▶ Instructions for the task: Reproduce all the material exactly, minus any pictures it holds.

▶ Information shown:
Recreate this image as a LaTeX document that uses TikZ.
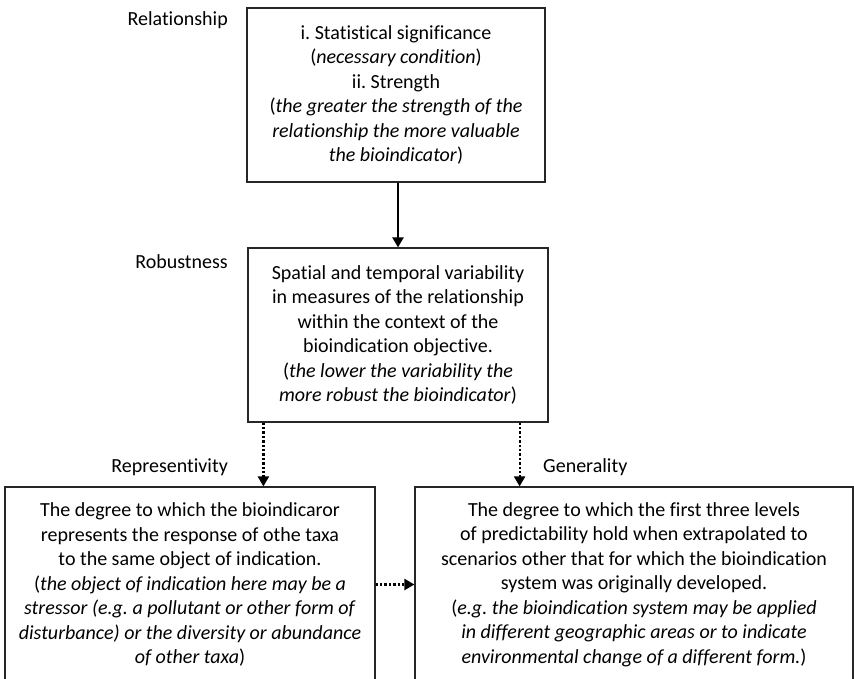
\documentclass[tikz,border=0pt]{standalone}
\usepackage{fontspec}
\setmainfont[Ligatures=NoCommon]{Carlito}
\frenchspacing
\usetikzlibrary{arrows.meta}

\begin{document}
\begin{tikzpicture}[x=1pt, y=-1pt,
    box/.style={draw=black!85, line width=1.2pt, align=center, inner sep=0pt,
        font=\fontsize{20}{24.5}\selectfont},
    lbl/.style={font=\fontsize{20}{24.5}\selectfont, inner sep=0pt},
    link/.style={line width=2.2pt, -{Triangle[width=11pt, length=10pt]}},
    dotlink/.style={link, dash pattern=on 2.4pt off 2pt}]
    % Page area
    \clip (0,0) rectangle (854,679);
    \useasboundingbox (0,0) rectangle (854,679);

    % Boxes
    \node[box, minimum width=298pt, minimum height=174pt] (rel) at (396,95)
        {i. Statistical significance\\
         (\textit{necessary condition})\\
         ii. Strength\\
         (\textit{the greater the strength of the}\\
         \textit{relationship the more valuable}\\
         \textit{the bioindicator})};
    \node[box, minimum width=300pt, minimum height=174pt] (rob) at (398,335)
        {Spatial and temporal variability\\
         in measures of the relationship\\
         within the context of the\\
         bioindication objective.\\
         (\textit{the lower the variability the}\\
         \textit{more robust the bioindicator})};
    \node[box, minimum width=370pt, minimum height=195pt] (rep) at (190,584.5)
        {The degree to which the bioindicaror\\
         represents the response of othe taxa\\
         to the same object of indication.\\
         (\textit{the object of indication here may be a}\\
         \textit{stressor (e.g. a pollutant or other form of}\\
         \textit{disturbance) or the diversity or abundance}\\
         \textit{of other taxa})};
    \node[box, minimum width=438pt, minimum height=195pt] (gen) at (634,584.5)
        {The degree to which the first three levels\\
         of predictability hold when extrapolated to\\
         scenarios other that for which the bioindication\\
         system was originally developed.\\
         (\textit{e.g. the bioindication system may be applied}\\
         \textit{in different geographic areas or to indicate}\\
         \textit{environmental change of a different form.})};

    % Level names
    \node[lbl, anchor=east] (relname) at (228,20) {Relationship};
    \node[lbl, anchor=east] (robname) at (228,262) {Robustness};
    \node[lbl, anchor=east] (repname) at (228,467) {Representivity};
    \node[lbl, anchor=west] (genname) at (543,467) {Generality};

    % Arrows
    \coordinate (robl) at ([xshift=16pt]rob.south west);
    \coordinate (robr) at ([xshift=-29pt]rob.south east);
    \draw[link] (rel.south -| rob.north) -- (rob.north);
    \draw[dotlink] (robl) -- (robl |- rep.north);
    \draw[dotlink] (robr) -- (robr |- gen.north);
    \draw[dotlink] (rep.east) -- (gen.west);
\end{tikzpicture}
\end{document}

▶ Output of the task:
Recreate this image as a LaTeX document that uses TikZ.
\documentclass[tikz,border=0pt]{standalone}
\usepackage{fontspec}
\setmainfont[Ligatures=NoCommon]{Carlito}
\frenchspacing
\usetikzlibrary{arrows.meta}

\begin{document}
\begin{tikzpicture}[x=1pt, y=-1pt,
    box/.style={draw=black!85, line width=1.2pt, align=center, inner sep=0pt,
        font=\fontsize{20}{24.5}\selectfont},
    lbl/.style={font=\fontsize{20}{24.5}\selectfont, inner sep=0pt},
    link/.style={line width=2.2pt, -{Triangle[width=11pt, length=10pt]}},
    dotlink/.style={link, dash pattern=on 2.4pt off 2pt}]
    % Page area
    \clip (0,0) rectangle (854,679);
    \useasboundingbox (0,0) rectangle (854,679);

    % Boxes
    \node[box, minimum width=298pt, minimum height=174pt] (rel) at (396,95)
        {i. Statistical significance\\
         (\textit{necessary condition})\\
         ii. Strength\\
         (\textit{the greater the strength of the}\\
         \textit{relationship the more valuable}\\
         \textit{the bioindicator})};
    \node[box, minimum width=300pt, minimum height=174pt] (rob) at (398,335)
        {Spatial and temporal variability\\
         in measures of the relationship\\
         within the context of the\\
         bioindication objective.\\
         (\textit{the lower the variability the}\\
         \textit{more robust the bioindicator})};
    \node[box, minimum width=370pt, minimum height=195pt] (rep) at (190,584.5)
        {The degree to which the bioindicaror\\
         represents the response of othe taxa\\
         to the same object of indication.\\
         (\textit{the object of indication here may be a}\\
         \textit{stressor (e.g. a pollutant or other form of}\\
         \textit{disturbance) or the diversity or abundance}\\
         \textit{of other taxa})};
    \node[box, minimum width=438pt, minimum height=195pt] (gen) at (634,584.5)
        {The degree to which the first three levels\\
         of predictability hold when extrapolated to\\
         scenarios other that for which the bioindication\\
         system was originally developed.\\
         (\textit{e.g. the bioindication system may be applied}\\
         \textit{in different geographic areas or to indicate}\\
         \textit{environmental change of a different form.})};

    % Level names
    \node[lbl, anchor=east] (relname) at (228,20) {Relationship};
    \node[lbl, anchor=east] (robname) at (228,262) {Robustness};
    \node[lbl, anchor=east] (repname) at (228,467) {Representivity};
    \node[lbl, anchor=west] (genname) at (543,467) {Generality};

    % Arrows
    \coordinate (robl) at ([xshift=16pt]rob.south west);
    \coordinate (robr) at ([xshift=-29pt]rob.south east);
    \draw[link] (rel.south -| rob.north) -- (rob.north);
    \draw[dotlink] (robl) -- (robl |- rep.north);
    \draw[dotlink] (robr) -- (robr |- gen.north);
    \draw[dotlink] (rep.east) -- (gen.west);
\end{tikzpicture}
\end{document}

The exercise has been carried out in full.